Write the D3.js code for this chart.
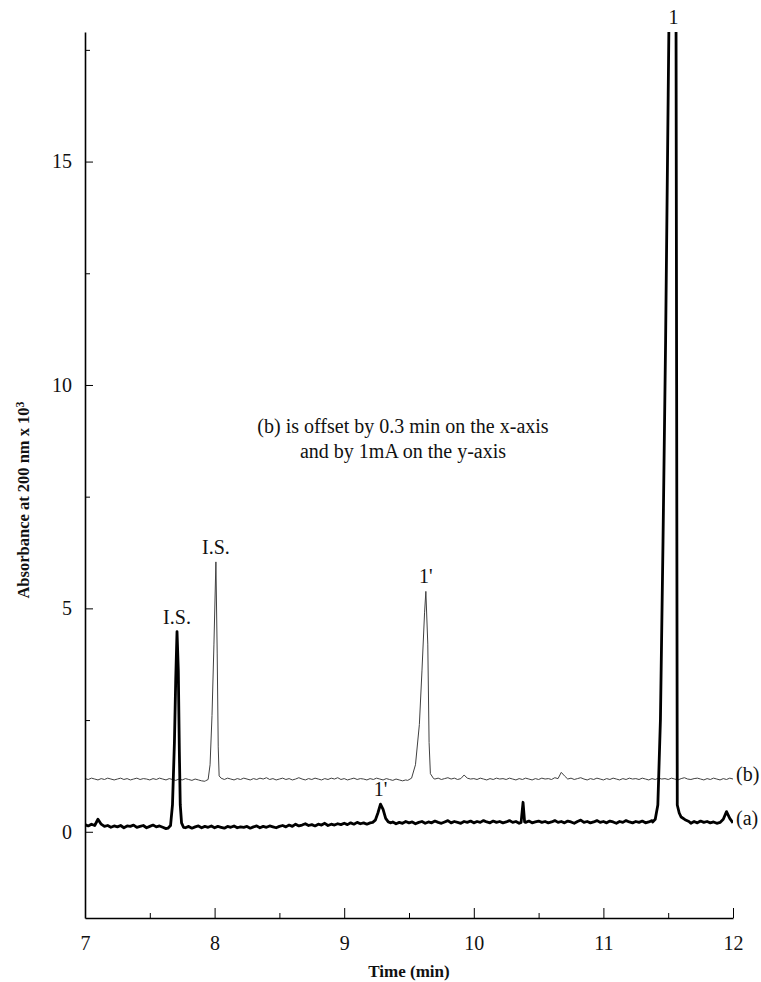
<!DOCTYPE html>
<html>
<head>
<meta charset="utf-8">
<script src="https://cdn.jsdelivr.net/npm/d3@7"></script>
<style>
  body { margin: 0; background: #fff; }
  svg { display: block; }
  text { font-family: "Liberation Serif", "Times New Roman", serif; fill: #111; }
</style>
</head>
<body>
<svg id="chart" width="761" height="982"></svg>
<script>
// Axis ticks
const xTicks = [7, 8, 9, 10, 11, 12];
const xMinorTicks = [7.5, 8.5, 9.5, 10.5, 11.5];
const yTicks = [0, 5, 10, 15];
const yMinorTicks = [2.5, 7.5, 12.5, 17.5];
const xDomain = [7, 12];
const yDomain = [-1.93, 17.9];

// Offset applied to trace (b)
const offsetB = { time: 0.3, abs: 1 };

// Trace (a): detector baseline sampled every 0.025 min from 7.00 min
const startA = 7.0, stepA = 0.025;
const baseA = [
  0.16,0.13,0.17,0.14,0.28,0.17,0.12,0.14,0.10,0.13,
  0.11,0.14,0.09,0.13,0.12,0.15,0.10,0.12,0.14,0.09,
  0.12,0.15,0.11,0.13,0.10,0.07,0.05,0.10,0.10,0.10,
  0.12,0.09,0.12,0.08,0.11,0.13,0.09,0.12,0.10,0.13,
  0.09,0.12,0.10,0.08,0.12,0.10,0.13,0.09,0.11,0.10,
  0.12,0.08,0.11,0.13,0.09,0.12,0.10,0.13,0.11,0.09,
  0.12,0.14,0.11,0.15,0.12,0.17,0.13,0.15,0.18,0.14,
  0.16,0.13,0.17,0.15,0.19,0.14,0.17,0.15,0.18,0.16,
  0.19,0.16,0.20,0.17,0.21,0.18,0.20,0.17,0.20,0.20,
  0.20,0.20,0.20,0.20,0.19,0.22,0.18,0.21,0.19,0.23,
  0.20,0.22,0.18,0.21,0.23,0.19,0.22,0.20,0.24,0.21,
  0.19,0.22,0.25,0.20,0.23,0.21,0.19,0.23,0.21,0.24,
  0.20,0.23,0.21,0.25,0.22,0.20,0.24,0.21,0.23,0.20,
  0.22,0.25,0.21,0.23,0.19,0.22,0.21,0.24,0.20,0.22,
  0.24,0.21,0.23,0.20,0.22,0.25,0.21,0.23,0.20,0.24,
  0.22,0.19,0.23,0.26,0.21,0.23,0.20,0.22,0.25,0.21,
  0.23,0.20,0.24,0.22,0.19,0.23,0.21,0.25,0.22,0.20,
  0.23,0.21,0.24,0.20,0.22,0.25,0.20,0.20,0.20,0.20,
  0.20,0.20,0.20,0.20,0.20,0.20,0.22,0.19,0.23,0.20,
  0.24,0.21,0.23,0.20,0.22,0.19,0.21,0.28,0.45,0.30,
  0.20
];

// Trace (a): peaks, [time (min), absorbance]
const peakA_IS = [[7.64,0.08],[7.66,0.14],[7.675,0.6],[7.69,2.0],[7.70,3.4],[7.71,4.48],[7.72,3.6],[7.728,1.8],[7.735,0.6],[7.745,0.2],[7.76,0.1]];
const peakA_1p = [[9.20,0.20],[9.22,0.21],[9.24,0.26],[9.26,0.42],[9.28,0.62],[9.30,0.50],[9.32,0.30],[9.34,0.22],[9.36,0.20]];
const spikeA = [[10.365,0.21],[10.38,0.66],[10.392,0.22]];
const peakA_1 = [[11.38,0.22],[11.40,0.28],[11.42,0.6],[11.44,2.5],[11.46,6.5],[11.48,11],[11.50,16.5],[11.52,22],[11.54,24],[11.56,19],[11.565,10],[11.57,0.6],[11.585,0.42],[11.60,0.33],[11.63,0.27],[11.66,0.23]];

// Trace (b): raw run (before offset), sampled every 0.025 min from 6.70 min
const startB = 6.7, stepB = 0.025;
const baseB = [
  0.19,0.17,0.20,0.18,0.16,0.19,0.17,0.20,0.18,0.16,
  0.18,0.20,0.17,0.19,0.16,0.18,0.20,0.17,0.19,0.18,
  0.16,0.19,0.17,0.20,0.18,0.16,0.19,0.17,0.15,0.18,
  0.16,0.19,0.17,0.15,0.18,0.16,0.14,0.13,0.15,0.18,
  0.20,0.20,0.19,0.17,0.20,0.18,0.16,0.19,0.17,0.20,
  0.18,0.16,0.19,0.17,0.20,0.18,0.21,0.17,0.19,0.16,
  0.18,0.20,0.17,0.19,0.16,0.18,0.21,0.18,0.16,0.19,
  0.17,0.20,0.18,0.16,0.19,0.17,0.20,0.18,0.21,0.17,
  0.19,0.16,0.18,0.20,0.17,0.19,0.18,0.16,0.19,0.17,
  0.20,0.18,0.16,0.19,0.17,0.15,0.18,0.16,0.14,0.16,
  0.17,0.20,0.20,0.20,0.20,0.20,0.20,0.20,0.18,0.20,
  0.17,0.19,0.21,0.18,0.20,0.17,0.19,0.27,0.20,0.18,
  0.19,0.17,0.20,0.18,0.16,0.19,0.17,0.20,0.18,0.19,
  0.17,0.20,0.18,0.16,0.19,0.17,0.20,0.18,0.16,0.19,
  0.17,0.20,0.18,0.19,0.17,0.21,0.19,0.33,0.25,0.18,
  0.20,0.17,0.19,0.21,0.18,0.16,0.19,0.17,0.20,0.18,
  0.16,0.19,0.17,0.20,0.18,0.16,0.19,0.17,0.20,0.18,
  0.19,0.17,0.20,0.18,0.16,0.19,0.17,0.20,0.18,0.19,
  0.17,0.20,0.18,0.16,0.19,0.21,0.18,0.17,0.19,0.20,
  0.18,0.16,0.19,0.17,0.20,0.18,0.16,0.19,0.17,0.20,
  0.18
];

// Trace (b): peaks in raw run time
const peakB_IS = [[7.63,0.14],[7.65,0.17],[7.665,0.5],[7.68,1.6],[7.695,3.2],[7.71,5.04],[7.72,3.0],[7.728,0.9],[7.735,0.25],[7.75,0.2]];
const peakB_1p = [[9.19,0.15],[9.22,0.20],[9.25,0.5],[9.28,1.4],[9.30,2.6],[9.32,3.9],[9.33,4.38],[9.345,3.2],[9.355,1.0],[9.365,0.3],[9.39,0.19]];

// Peak annotations: trace, label, peak time (raw), peak absorbance (raw)
const annotations = [
  { trace: "a", label: "I.S.", t: 7.71, v: 4.48 },
  { trace: "a", label: "1'",   t: 9.28, v: 0.62 },
  { trace: "b", label: "I.S.", t: 7.71, v: 5.04 },
  { trace: "b", label: "1'",   t: 9.33, v: 4.38 },
  { trace: "a", label: "1",    t: 11.54, v: 24 }
];

const noteLines = ["(b) is offset by 0.3 min on the x-axis", "and by 1mA on the y-axis"];

// Combine the sampled baseline with the finer peak segments
function buildTrace(start, step, base, peaks) {
  const pts = base.map((v, i) => [start + i * step, v]);
  const keep = pts.filter(p => !peaks.some(pk => p[0] >= pk[0][0] - 1e-9 && p[0] <= pk[pk.length - 1][0] + 1e-9));
  peaks.forEach(pk => pk.forEach(p => keep.push(p)));
  return keep.sort((a, b) => a[0] - b[0]);
}

const traceA = buildTrace(startA, stepA, baseA, [peakA_IS, peakA_1p, spikeA, peakA_1]);
const traceB = buildTrace(startB, stepB, baseB, [peakB_IS, peakB_1p])
  .map(p => [p[0] + offsetB.time, p[1] + offsetB.abs]);

const svg = d3.select("#chart");
const plotLeft = 85, plotRight = 733, plotTop = 32, plotBottom = 918;

const x = d3.scaleLinear().domain(xDomain).range([plotLeft, plotRight]);
const y = d3.scaleLinear().domain(yDomain).range([plotBottom, plotTop]);

svg.append("defs").append("clipPath").attr("id", "plotClip")
  .append("rect").attr("x", plotLeft).attr("y", plotTop)
  .attr("width", plotRight - plotLeft).attr("height", plotBottom - plotTop);

const line = d3.line().x(d => x(d[0])).y(d => y(d[1]));

const plot = svg.append("g").attr("clip-path", "url(#plotClip)");
plot.append("path").datum(traceB)
  .attr("d", line).attr("fill", "none")
  .attr("stroke", "#404040").attr("stroke-width", 1).attr("stroke-linejoin", "round");
plot.append("path").datum(traceA)
  .attr("d", line).attr("fill", "none")
  .attr("stroke", "#000").attr("stroke-width", 2.8).attr("stroke-linejoin", "round");

// X axis
svg.append("g").attr("transform", `translate(0,${plotBottom})`)
  .call(d3.axisBottom(x).tickValues(xTicks).tickFormat(d3.format("d"))
    .tickSize(-10).tickSizeOuter(0).tickPadding(18));
svg.append("g").attr("transform", `translate(0,${plotBottom})`)
  .call(d3.axisBottom(x).tickValues(xMinorTicks).tickFormat("").tickSize(-5).tickSizeOuter(0))
  .select(".domain").remove();

// Y axis
svg.append("g").attr("transform", `translate(${plotLeft},0)`)
  .call(d3.axisLeft(y).tickValues(yTicks).tickFormat(d3.format("d"))
    .tickSize(-8).tickSizeOuter(0).tickPadding(13));
svg.append("g").attr("transform", `translate(${plotLeft},0)`)
  .call(d3.axisLeft(y).tickValues(yMinorTicks).tickFormat("").tickSize(-5).tickSizeOuter(0))
  .select(".domain").remove();

svg.selectAll(".domain").attr("stroke", "#000").attr("stroke-width", 1.6);
svg.selectAll(".tick line").attr("stroke", "#000").attr("stroke-width", 1);
svg.selectAll(".tick text")
  .style("font-family", '"Liberation Serif", "Times New Roman", serif')
  .style("font-size", "20px").attr("fill", "#111");

// Axis titles
svg.append("text")
  .attr("x", (plotLeft + plotRight) / 2).attr("y", 977)
  .attr("text-anchor", "middle")
  .style("font-size", "17px").style("font-weight", "bold")
  .text("Time (min)");

const yTitle = svg.append("text")
  .attr("transform", "translate(29,500) rotate(-90)")
  .attr("text-anchor", "middle")
  .style("font-size", "16.5px").style("font-weight", "bold");
yTitle.append("tspan").text("Absorbance at 200 nm x 10");
yTitle.append("tspan").attr("dy", "-0.45em").style("font-size", "12px").text("3");

// Peak labels
annotations.forEach(a => {
  const t = a.trace === "b" ? a.t + offsetB.time : a.t;
  const v = a.trace === "b" ? a.v + offsetB.abs : a.v;
  const py = Math.max(y(v), plotTop);
  svg.append("text")
    .attr("x", x(t))
    .attr("y", py - 8)
    .attr("text-anchor", "middle")
    .style("font-size", "20px")
    .text(a.label);
});

// Trace end labels
svg.append("text").attr("x", plotRight + 3).attr("y", y(traceA[traceA.length - 1][1]) + 2)
  .style("font-size", "20px").text("(a)");
svg.append("text").attr("x", plotRight + 3).attr("y", y(traceB[traceB.length - 1][1]) + 2)
  .style("font-size", "20px").text("(b)");

// Offset note
svg.append("text")
  .attr("x", 403).attr("y", 433)
  .attr("text-anchor", "middle")
  .style("font-size", "20px")
  .selectAll("tspan").data(noteLines).join("tspan")
  .attr("x", 403).attr("dy", (d, i) => i === 0 ? 0 : 25)
  .text(d => d);
</script>
</body>
</html>
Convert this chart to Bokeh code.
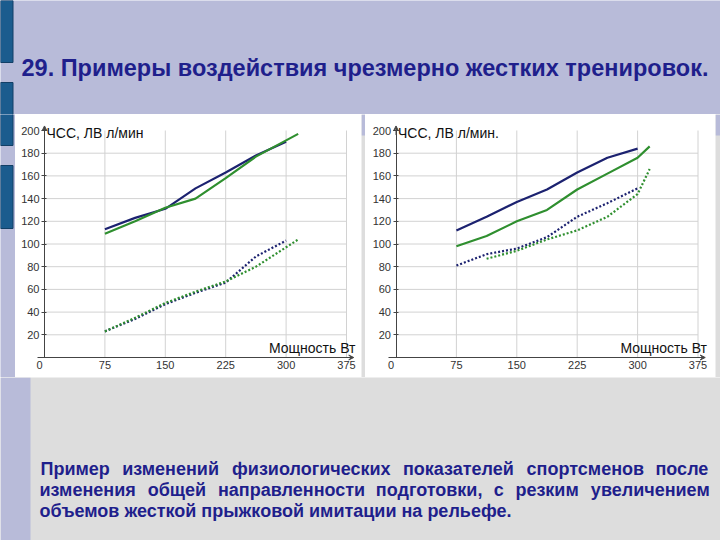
......
WRITTEN REQUEST> In the data above, please extract the lines from the first one through the line with "0.3, abs: 1", exactly, and keep pictures out.

RESPONSE>
Write the D3.js code for this chart.
<!DOCTYPE html>
<html>
<head>
<meta charset="utf-8">
<script src="https://cdn.jsdelivr.net/npm/d3@7"></script>
<style>
  body { margin: 0; background: #fff; }
  svg { display: block; }
  text { font-family: "Liberation Serif", "Times New Roman", serif; fill: #111; }
</style>
</head>
<body>
<svg id="chart" width="761" height="982"></svg>
<script>
// Axis ticks
const xTicks = [7, 8, 9, 10, 11, 12];
const xMinorTicks = [7.5, 8.5, 9.5, 10.5, 11.5];
const yTicks = [0, 5, 10, 15];
const yMinorTicks = [2.5, 7.5, 12.5, 17.5];
const xDomain = [7, 12];
const yDomain = [-1.93, 17.9];

// Offset applied to trace (b)
const offsetB = { time: 0.3, abs: 1 };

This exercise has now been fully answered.